Il faut noter qu'il a existé en Russie même plusieurs groupes issus du parti bolchevique partageant ces mêmes analyses. Voir à ce sujet notre brochure sur La Gauche communiste en Russie.
En fait, le débat, la coopération et le respect réciproque entre anarchistes internationalistes et communistes n'était pas une chose nouvelle à ce moment-là.
Parmi d'autres exemples, on peut citer ce qu'écrivait l'anarchiste américaine Emma Goldman dans son autobiographie (publiée en 1931, dix ans après Kronstadt) :
"… le bolchevisme était une conception sociale portée par l'esprit brillant d'hommes animés par l'ardeur et le courage des martyrs. (…) Il était de la plus grande urgence que les anarchistes et les autres véritables révolutionnaires s'engagent résolument en défense de ces hommes diffamés et de leur cause dans les événements qui se précipitaient en Russie." (Living my life)
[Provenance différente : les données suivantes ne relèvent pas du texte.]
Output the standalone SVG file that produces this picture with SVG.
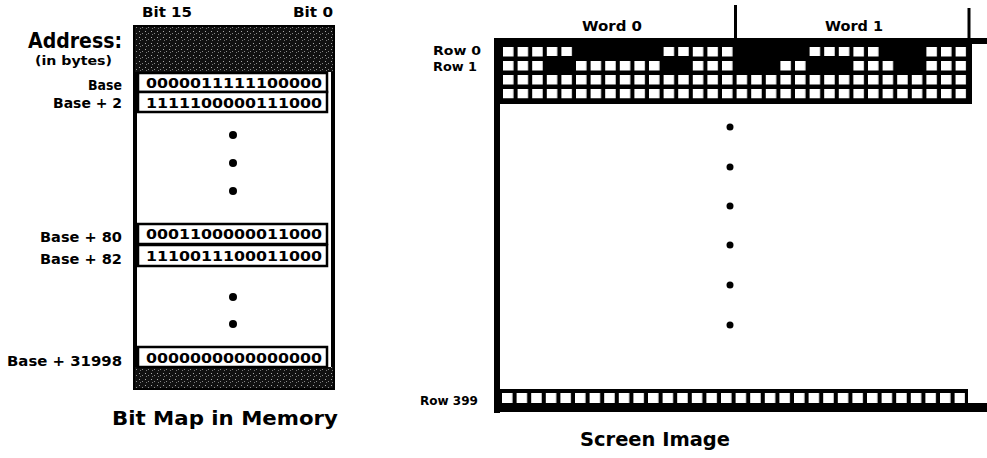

Un autre anarchiste très connu, Victor Serge, dans un article rédigé en août 1920, "Les anarchistes et l'expérience de la révolution russe", donne un son de cloche très voisin et, tout en continuant à se réclamer de l'anarchisme et à critiquer certains aspects de la politique du parti bolchevique, continue d'apporter son soutien à ce parti.
D'un autre côté, les bolcheviks ont invité une délégation de la CNT espagnole anarcho-syndicaliste au 2e congrès de l'Internationale communiste. Ils ont pu mener avec elle des débats réellement fraternels et ont invité la CNT à rejoindre l'Internationale.